Key derivation using libgcrypt in C

Question

I'm developing a simple software that do aes256-cbc file encryption. This software is developed on GNU/Linux using libgcrypt-1.5.0.

I want to use the above function with GCRY_KDF_PBKDF2 as algo and SHA512 as subalgo.

gcry_kdf_derive( const void *passphrase, size_t passphraselen, int algo, int subalgo,
                 const void *salt, size_t saltlen, unsigned long iterations, 
                 size_t keysize, void *keybuffer )

This function derive a key from a passphrase. keysize gives the requested size of the keys in octets. keybuffer is a caller provided buffer filled on success with the derived key. The input passphrase is taken from passphrase which is an arbitrary memory buffer of passphraselen octets. algo specifies the KDF algorithm to use; see below. subalgo specifies an algorithm used internally by the KDF algorithms; this is usually a hash algorithm but certain KDF algorithms may use it differently. salt is a salt of length saltlen octets, as needed by most KDF algorithms. iterations is a positive integer parameter to most KDFs.

I don't have understand three things about how to use this function:

1. salt must be generate randomly so it must be put not encrypted into the output file, isn't it? (IV-CIPHERTEXT-SALT-MAC)
2. saltlen has a correct "crypto" value or can i choose whatever i prefer?
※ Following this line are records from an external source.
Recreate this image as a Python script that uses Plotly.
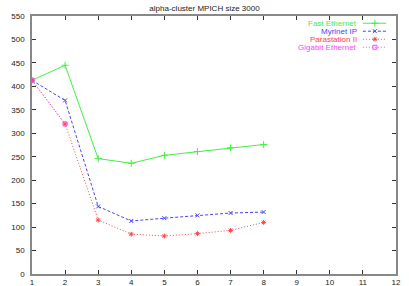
import plotly.graph_objects as go

nodes = [1, 2, 3, 4, 5, 6, 7, 8]
fast_ethernet = [413, 445, 246, 236, 253, 261, 269, 276]
myrinet_ip = [413, 370, 144, 113, 119, 125, 130, 132]
parastation = [413, 320, 115, 85, 81, 86, 93, 110]
gigabit_nodes = [1, 2]
gigabit_ethernet = [413, 320]

series = [
    ("Fast Ethernet", nodes, fast_ethernet, "#44ee44", "solid", "cross-thin", 5),
    ("Myrinet IP", nodes, myrinet_ip, "#4444ff", "3px,2px", "x-thin", 4),
    ("Parastation II", nodes, parastation, "#ff4444", "1px,2px", "asterisk-open", 4),
    ("Gigabit Ethernet", gigabit_nodes, gigabit_ethernet, "#ff44ff", "1px,2px", "square-open", 4),
]

FONT = "Liberation Sans, Arial, sans-serif"
fig = go.Figure()
for name, xs, ys, col, dash, sym, ms in series:
    fig.add_trace(go.Scatter(
        x=xs, y=ys, mode="lines+markers", name=name,
        line=dict(color=col, width=1, dash=dash),
        marker=dict(symbol=sym, size=ms, color=col, line=dict(color=col, width=1)),
        showlegend=False,
    ))

# custom legend (text right-aligned, sample on the right, gnuplot style)
leg_y = [0.972, 0.941, 0.910, 0.879]
for (name, xs, ys, col, dash, sym, ms), yy in zip(series, leg_y):
    fig.add_annotation(x=0.898, y=yy, xref="paper", yref="paper", text=name,
                       showarrow=False, xanchor="right", yanchor="middle",
                       font=dict(color=col, size=8, family=FONT))
    fig.add_trace(go.Scatter(
        x=[0.909, 0.973], y=[yy, yy], xaxis="x2", yaxis="y2",
        mode="lines", showlegend=False, hoverinfo="skip",
        line=dict(color=col, width=1, dash=dash),
    ))
    fig.add_trace(go.Scatter(
        x=[0.942], y=[yy], xaxis="x2", yaxis="y2",
        mode="markers", showlegend=False, hoverinfo="skip",
        marker=dict(symbol=sym, size=ms, color=col, line=dict(color=col, width=1)),
    ))

fig.update_layout(
    width=409, height=286,
    margin=dict(l=32, r=13, t=16, b=12),
    paper_bgcolor="white", plot_bgcolor="white",
    font=dict(family=FONT, size=8, color="#222222"),
    title=dict(text="alpha-cluster MPICH size 3000", x=0.5, xanchor="center",
               y=1 - 8 / 286, yanchor="middle", font=dict(size=8)),
    xaxis=dict(range=[1, 12], dtick=1, tick0=1, showgrid=False, zeroline=False,
               showline=True, linecolor="#888888", linewidth=1.5, mirror="allticks",
               ticks="inside", ticklen=4, tickcolor="#333333", tickwidth=1,
               tickfont=dict(size=8), ticklabelstandoff=0, automargin=False),
    yaxis=dict(range=[0, 550], dtick=50, showgrid=False, zeroline=False,
               showline=True, linecolor="#888888", linewidth=1.5, mirror="allticks",
               ticks="inside", ticklen=4, tickcolor="#333333", tickwidth=1,
               tickfont=dict(size=8), ticklabelstandoff=4, automargin=False),
    xaxis2=dict(overlaying="x", range=[0, 1], visible=False, domain=[0, 1]),
    yaxis2=dict(overlaying="y", range=[0, 1], visible=False, domain=[0, 1]),
)
fig.write_html("out.html", config={"displayModeBar": False},
               post_script="document.body.style.margin='0';document.body.style.overflow='hidden';")
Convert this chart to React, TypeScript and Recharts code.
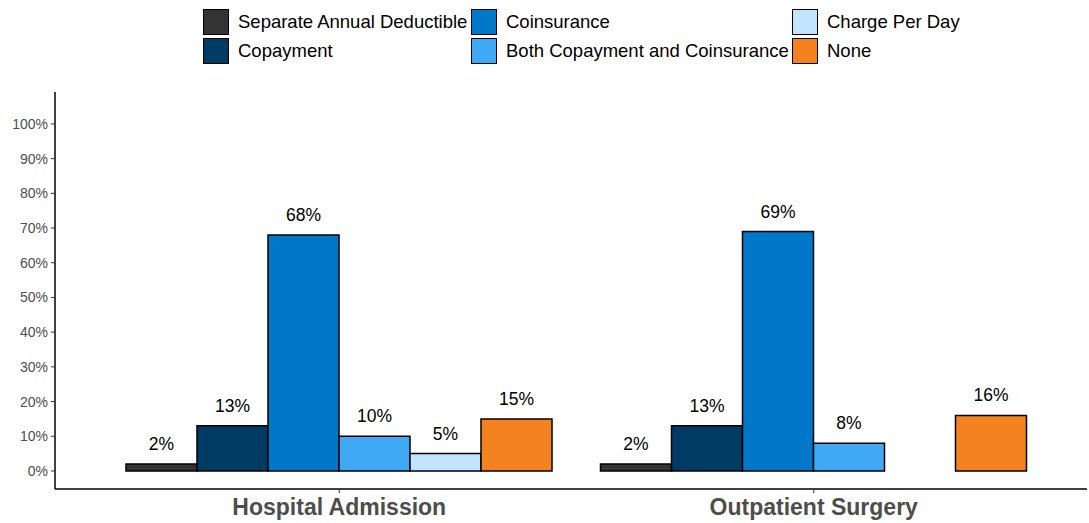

Like 10,20,30...
3. keysize (in this case) must be 512, right?

Answer 1

1) salt must be generate randomly so it must be put not encrypted into the output file, isn't it? (IV-CIPHERTEXT-SALT-MAC)

Correct, although the more logical form would be SALT-IV-CIPHERTEXT-MAC in some kind of container format. This would be the order in which the other party would need the components to

1. calculate the keys
2. verify the data
3. decrypt the data

2) saltlen has a correct "crypto" value or can i choose whatever i prefer? Like 10,20,30...

The bare minimum (for a highly secure system) would be 64 bits or 8 bytes, but since you are using high end crypto primitives, why not go for 256 bits secure random, to match your key size.

3) keysize (in this case) must be 512, right?

That is correct, the key size in bits must be 512. The API expects the KEYSIZE argument to be in octets so that would be 64 octets. It seems you want to perform MAC signing/verification. This requires a separate key from the one used for encryption/decryption. So you need two 256 bit keys, which fortunately matches the output of the SHA-512 algorithm. I said "fortunately" because you really don't want PBKDF2 to calculate another block - it would go through all the iterations once again.

The IV value is best calculated separately, and put in front of the ciphertext. You should include the IV value in the MAC calculation (otherwise the first block of plain text won't be verified). The IV should be a random block of data, so that would be 128 bits or 16 bytes of secure random data for AES.

Answer 2

1) Salt values are non-secret, and can be stored alongside the encrypted data. All they do jumble the encrypted values so that the password "cat" using GCRY_KDF_PBKDF2 and SHA512 to encrypt the word "the" doesn't always produce the cyphertext "86c8z385a33146b59d", or whatever. This protects against attacks using rainbow tables. You can put it in the encrypted file, but it's more useful as metadata.

2) I don't think it matters. Whatever you want. Although with the price of hard-drives, multiplying the size of a rainbow table by 8 isn't ludicrous. So you might want more than one byte.

3) Yeah, since you're using SHA-512, your keysize is 512.

Also, since I'm not a real cryptophile, you might want to take all this (dons sunglasses) with a grain of salt.